11:08 AM, March 19, 2008  
Blogger LAGuy said...

"That almost perfectly describes my relationship with some of my oldest and dearest friends and relatives. People with good hearts, who would never intentionally treat someone differently because of the color of their skin, but who could sometimes say the most shockingly bigoted things. You either learn to accept people for their limitations, concentrating on their essential good nature, or you're going to drastically narrow the good people you let into your life.

"This is lovely sentiment, but you are not running for President."

I agree, anonymous, but it gets worse. This guy isn't just a spiritual advisor to Barack, this guy is someone who goes out and preaches to thousands publicly about what he wants.
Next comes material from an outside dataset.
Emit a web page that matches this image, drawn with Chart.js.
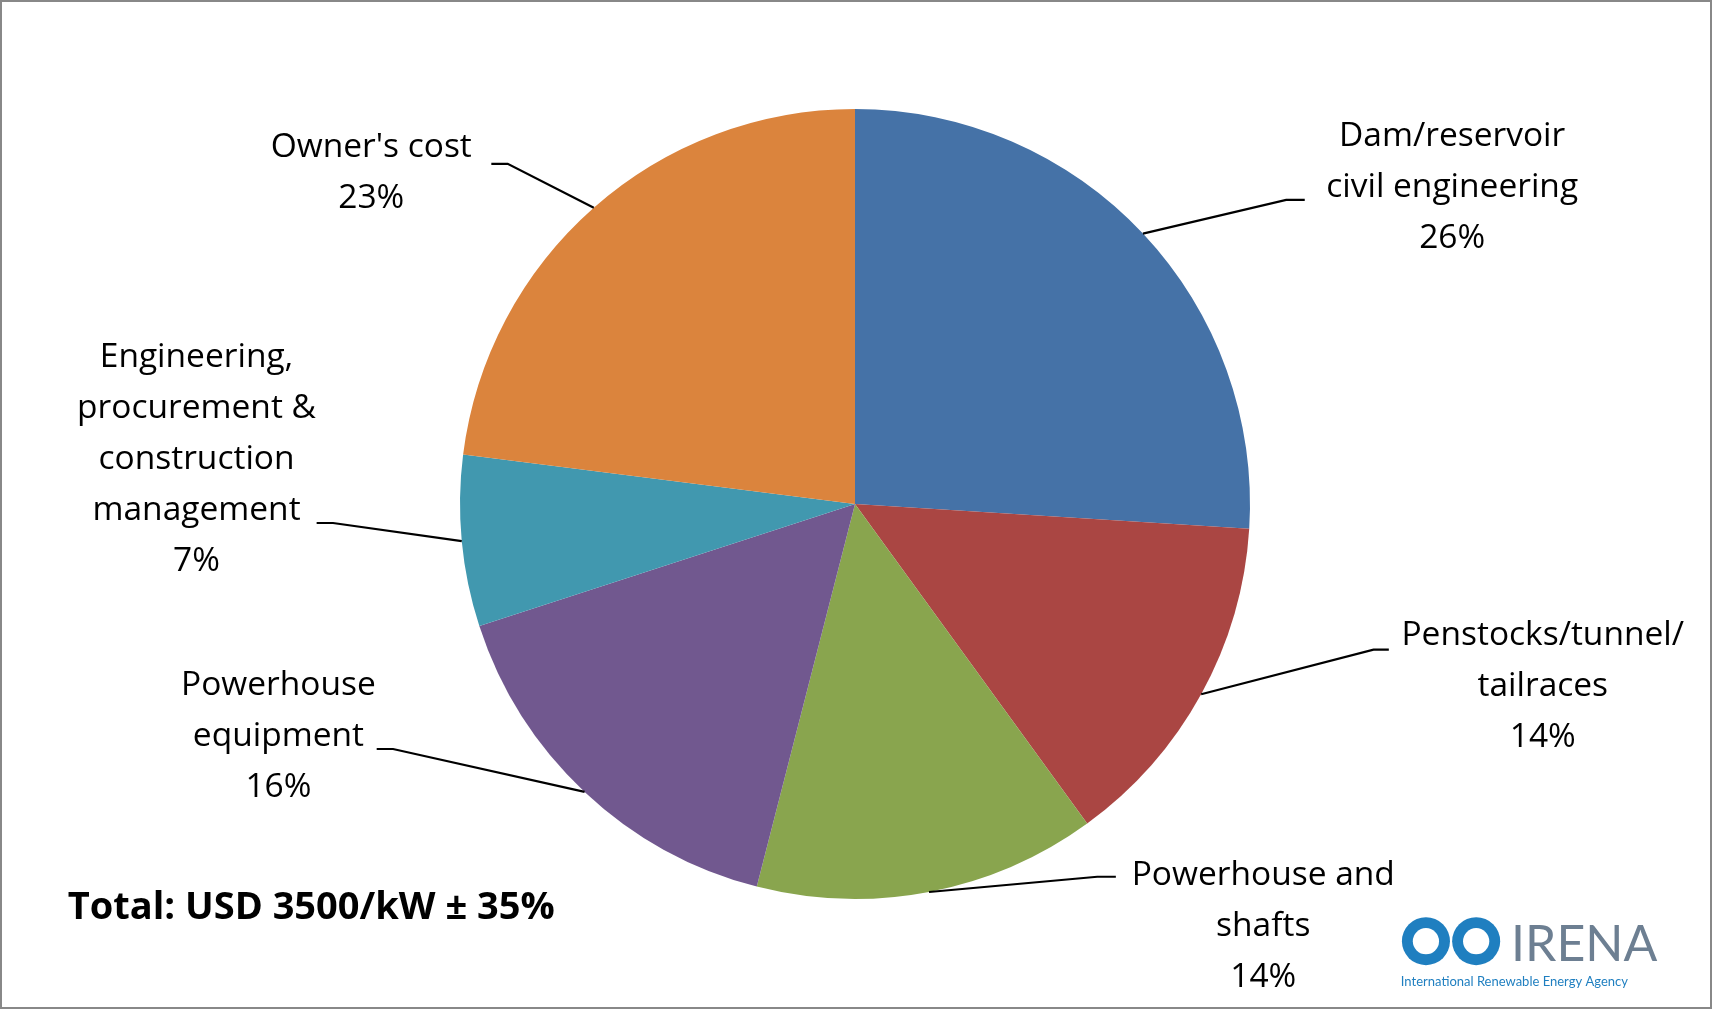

PLenty of liberals (and I can give you lots of cites on this) actually say if you've got a racist friend, even in private, you've got to confront him or drop him. But this is beyond just putting up with some privately nutty guy (or, to use the unfair analogy Barack used, some older blood relative)--imagine if the guy were the leader of a large group that is openly racist and believes in absurd conspiracy theories. Not the same thing at all as Barack homely analogies.